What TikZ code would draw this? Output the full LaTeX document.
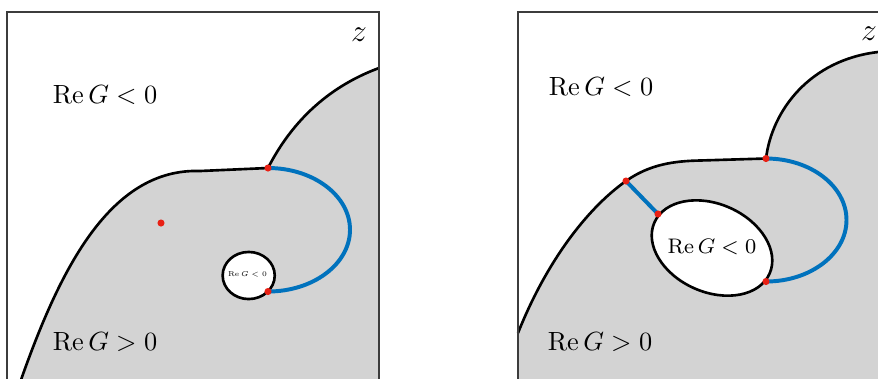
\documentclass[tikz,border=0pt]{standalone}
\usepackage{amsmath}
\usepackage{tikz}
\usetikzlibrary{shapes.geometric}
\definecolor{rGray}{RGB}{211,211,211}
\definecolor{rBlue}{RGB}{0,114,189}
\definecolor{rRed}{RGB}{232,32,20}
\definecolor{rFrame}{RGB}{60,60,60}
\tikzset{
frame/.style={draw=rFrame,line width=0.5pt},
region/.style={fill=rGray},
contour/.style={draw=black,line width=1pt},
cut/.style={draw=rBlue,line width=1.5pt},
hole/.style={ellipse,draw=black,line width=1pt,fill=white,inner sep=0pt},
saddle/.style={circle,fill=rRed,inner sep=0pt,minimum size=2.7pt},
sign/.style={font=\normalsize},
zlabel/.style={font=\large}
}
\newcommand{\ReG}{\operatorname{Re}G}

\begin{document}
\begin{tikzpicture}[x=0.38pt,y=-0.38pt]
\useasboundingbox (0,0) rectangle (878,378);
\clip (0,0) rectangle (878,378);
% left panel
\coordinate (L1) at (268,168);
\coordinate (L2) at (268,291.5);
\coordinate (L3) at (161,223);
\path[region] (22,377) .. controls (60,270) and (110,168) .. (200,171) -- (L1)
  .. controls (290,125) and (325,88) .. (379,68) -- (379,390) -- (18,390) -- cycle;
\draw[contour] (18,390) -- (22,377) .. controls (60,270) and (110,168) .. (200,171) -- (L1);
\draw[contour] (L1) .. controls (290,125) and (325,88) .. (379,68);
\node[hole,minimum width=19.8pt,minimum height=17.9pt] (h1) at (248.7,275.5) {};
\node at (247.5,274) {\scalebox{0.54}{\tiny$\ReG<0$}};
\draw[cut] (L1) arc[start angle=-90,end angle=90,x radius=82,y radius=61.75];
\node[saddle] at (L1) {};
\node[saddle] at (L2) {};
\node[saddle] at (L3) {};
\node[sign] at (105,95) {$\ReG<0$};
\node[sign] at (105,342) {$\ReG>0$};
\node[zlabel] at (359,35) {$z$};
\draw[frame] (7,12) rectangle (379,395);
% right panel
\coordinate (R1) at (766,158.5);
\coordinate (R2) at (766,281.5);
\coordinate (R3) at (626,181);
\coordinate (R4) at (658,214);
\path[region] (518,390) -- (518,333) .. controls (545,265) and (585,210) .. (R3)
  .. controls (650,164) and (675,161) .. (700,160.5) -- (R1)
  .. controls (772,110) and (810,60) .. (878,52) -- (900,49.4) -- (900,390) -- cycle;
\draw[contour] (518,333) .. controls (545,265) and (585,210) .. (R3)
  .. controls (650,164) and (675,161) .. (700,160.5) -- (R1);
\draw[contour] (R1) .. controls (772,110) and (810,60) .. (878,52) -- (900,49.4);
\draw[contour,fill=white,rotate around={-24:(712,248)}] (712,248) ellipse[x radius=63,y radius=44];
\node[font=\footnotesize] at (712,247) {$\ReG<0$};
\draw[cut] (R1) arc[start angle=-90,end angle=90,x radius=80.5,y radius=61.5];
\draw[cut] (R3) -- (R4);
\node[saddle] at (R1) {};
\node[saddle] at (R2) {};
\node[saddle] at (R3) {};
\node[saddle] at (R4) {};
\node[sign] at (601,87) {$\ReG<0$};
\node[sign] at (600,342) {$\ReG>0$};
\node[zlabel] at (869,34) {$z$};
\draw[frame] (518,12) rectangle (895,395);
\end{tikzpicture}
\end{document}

.....

* STATED GOAL
Write out the full listing verbatim, excluding its pictures.

* ANSWER
What TikZ code would draw this? Output the full LaTeX document.
\documentclass[tikz,border=0pt]{standalone}
\usepackage{amsmath}
\usepackage{tikz}
\usetikzlibrary{shapes.geometric}
\definecolor{rGray}{RGB}{211,211,211}
\definecolor{rBlue}{RGB}{0,114,189}
\definecolor{rRed}{RGB}{232,32,20}
\definecolor{rFrame}{RGB}{60,60,60}
\tikzset{
frame/.style={draw=rFrame,line width=0.5pt},
region/.style={fill=rGray},
contour/.style={draw=black,line width=1pt},
cut/.style={draw=rBlue,line width=1.5pt},
hole/.style={ellipse,draw=black,line width=1pt,fill=white,inner sep=0pt},
saddle/.style={circle,fill=rRed,inner sep=0pt,minimum size=2.7pt},
sign/.style={font=\normalsize},
zlabel/.style={font=\large}
}
\newcommand{\ReG}{\operatorname{Re}G}

\begin{document}
\begin{tikzpicture}[x=0.38pt,y=-0.38pt]
\useasboundingbox (0,0) rectangle (878,378);
\clip (0,0) rectangle (878,378);
% left panel
\coordinate (L1) at (268,168);
\coordinate (L2) at (268,291.5);
\coordinate (L3) at (161,223);
\path[region] (22,377) .. controls (60,270) and (110,168) .. (200,171) -- (L1)
  .. controls (290,125) and (325,88) .. (379,68) -- (379,390) -- (18,390) -- cycle;
\draw[contour] (18,390) -- (22,377) .. controls (60,270) and (110,168) .. (200,171) -- (L1);
\draw[contour] (L1) .. controls (290,125) and (325,88) .. (379,68);
\node[hole,minimum width=19.8pt,minimum height=17.9pt] (h1) at (248.7,275.5) {};
\node at (247.5,274) {\scalebox{0.54}{\tiny$\ReG<0$}};
\draw[cut] (L1) arc[start angle=-90,end angle=90,x radius=82,y radius=61.75];
\node[saddle] at (L1) {};
\node[saddle] at (L2) {};
\node[saddle] at (L3) {};
\node[sign] at (105,95) {$\ReG<0$};
\node[sign] at (105,342) {$\ReG>0$};
\node[zlabel] at (359,35) {$z$};
\draw[frame] (7,12) rectangle (379,395);
% right panel
\coordinate (R1) at (766,158.5);
\coordinate (R2) at (766,281.5);
\coordinate (R3) at (626,181);
\coordinate (R4) at (658,214);
\path[region] (518,390) -- (518,333) .. controls (545,265) and (585,210) .. (R3)
  .. controls (650,164) and (675,161) .. (700,160.5) -- (R1)
  .. controls (772,110) and (810,60) .. (878,52) -- (900,49.4) -- (900,390) -- cycle;
\draw[contour] (518,333) .. controls (545,265) and (585,210) .. (R3)
  .. controls (650,164) and (675,161) .. (700,160.5) -- (R1);
\draw[contour] (R1) .. controls (772,110) and (810,60) .. (878,52) -- (900,49.4);
\draw[contour,fill=white,rotate around={-24:(712,248)}] (712,248) ellipse[x radius=63,y radius=44];
\node[font=\footnotesize] at (712,247) {$\ReG<0$};
\draw[cut] (R1) arc[start angle=-90,end angle=90,x radius=80.5,y radius=61.5];
\draw[cut] (R3) -- (R4);
\node[saddle] at (R1) {};
\node[saddle] at (R2) {};
\node[saddle] at (R3) {};
\node[saddle] at (R4) {};
\node[sign] at (601,87) {$\ReG<0$};
\node[sign] at (600,342) {$\ReG>0$};
\node[zlabel] at (869,34) {$z$};
\draw[frame] (518,12) rectangle (895,395);
\end{tikzpicture}
\end{document}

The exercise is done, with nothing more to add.